Copy the data that follows, character for character, minus the pictures.

------------------------

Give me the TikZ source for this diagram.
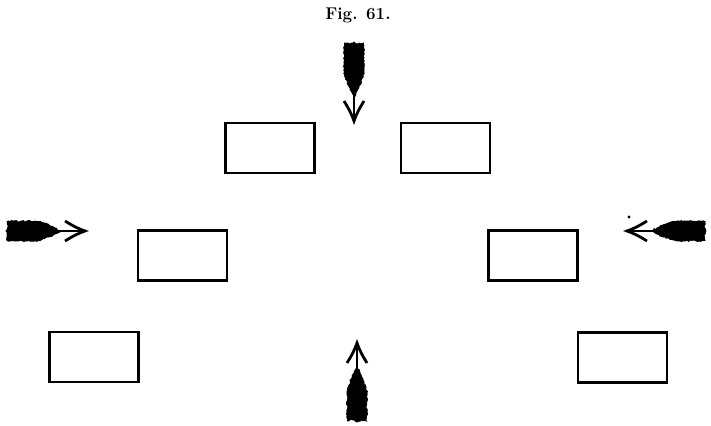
\documentclass[tikz,border=0pt]{standalone}
\usetikzlibrary{decorations.pathmorphing}
\begin{document}
\begin{tikzpicture}[x=1pt,y=-1pt,
  box/.style={draw,line width=2.2pt,minimum width=89pt,minimum height=50pt,inner sep=0pt,outer sep=0pt},
  title/.style={font=\fontsize{17}{19}\selectfont\bfseries},
  feather/.style={fill=black,draw=black,line width=0.8pt,decorate,decoration={random steps,segment length=1.5pt,amplitude=0.8pt}},
  shaft/.style={line width=2pt},
  head/.style={line width=2.8pt,line join=miter,line cap=butt}]
\useasboundingbox (0,0) rectangle (711,425);
\pgfmathsetseed{61}
\node[title] (fig) at (358,15) {Fig. 61.};
\node[box] (tl) at (270,148) {};
\node[box] (tr) at (445.5,148) {};
\node[box] (ml) at (182.5,255.5) {};
\node[box] (mr) at (533,255.5) {};
\node[box] (bl) at (94,357) {};
\node[box] (br) at (622.5,357.5) {};
\newcommand{\featherarrow}[1]{%
  \begin{scope}[#1]
    \path[feather] (0,-24) -- (-3,-30) -- (-6,-36) -- (-8.5,-43) -- (-10,-50) -- (-10,-58) -- (-9.5,-65) -- (-10,-72) -- (-9.5,-78) -- (-4,-77) -- (0,-79) -- (4,-77) -- (9.5,-78) -- (10,-72) -- (9.5,-65) -- (10,-58) -- (10,-50) -- (8.5,-43) -- (6,-36) -- (3,-30) -- cycle;
    \draw[shaft] (0,-3) -- (0,-30);
    \draw[head] (-10,-20) .. controls (-5,-12) and (-2,-6) .. (0,0) .. controls (2,-6) and (5,-12) .. (10,-20);
  \end{scope}}
\coordinate (ta) at (354,121);
\coordinate (la) at (85,231);
\coordinate (ra) at (627,231);
\coordinate (ba) at (357,343);
\featherarrow{shift={(ta)}}
\featherarrow{shift={(la)},rotate=90}
\featherarrow{shift={(ra)},rotate=-90}
\featherarrow{shift={(ba)},rotate=180}
\fill (629,217) circle (1.6pt);
\end{tikzpicture}
\end{document}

------------------------

**SOLVED PROBLEM**
Give me the TikZ source for this diagram.
\documentclass[tikz,border=0pt]{standalone}
\usetikzlibrary{decorations.pathmorphing}
\begin{document}
\begin{tikzpicture}[x=1pt,y=-1pt,
  box/.style={draw,line width=2.2pt,minimum width=89pt,minimum height=50pt,inner sep=0pt,outer sep=0pt},
  title/.style={font=\fontsize{17}{19}\selectfont\bfseries},
  feather/.style={fill=black,draw=black,line width=0.8pt,decorate,decoration={random steps,segment length=1.5pt,amplitude=0.8pt}},
  shaft/.style={line width=2pt},
  head/.style={line width=2.8pt,line join=miter,line cap=butt}]
\useasboundingbox (0,0) rectangle (711,425);
\pgfmathsetseed{61}
\node[title] (fig) at (358,15) {Fig. 61.};
\node[box] (tl) at (270,148) {};
\node[box] (tr) at (445.5,148) {};
\node[box] (ml) at (182.5,255.5) {};
\node[box] (mr) at (533,255.5) {};
\node[box] (bl) at (94,357) {};
\node[box] (br) at (622.5,357.5) {};
\newcommand{\featherarrow}[1]{%
  \begin{scope}[#1]
    \path[feather] (0,-24) -- (-3,-30) -- (-6,-36) -- (-8.5,-43) -- (-10,-50) -- (-10,-58) -- (-9.5,-65) -- (-10,-72) -- (-9.5,-78) -- (-4,-77) -- (0,-79) -- (4,-77) -- (9.5,-78) -- (10,-72) -- (9.5,-65) -- (10,-58) -- (10,-50) -- (8.5,-43) -- (6,-36) -- (3,-30) -- cycle;
    \draw[shaft] (0,-3) -- (0,-30);
    \draw[head] (-10,-20) .. controls (-5,-12) and (-2,-6) .. (0,0) .. controls (2,-6) and (5,-12) .. (10,-20);
  \end{scope}}
\coordinate (ta) at (354,121);
\coordinate (la) at (85,231);
\coordinate (ra) at (627,231);
\coordinate (ba) at (357,343);
\featherarrow{shift={(ta)}}
\featherarrow{shift={(la)},rotate=90}
\featherarrow{shift={(ra)},rotate=-90}
\featherarrow{shift={(ba)},rotate=180}
\fill (629,217) circle (1.6pt);
\end{tikzpicture}
\end{document}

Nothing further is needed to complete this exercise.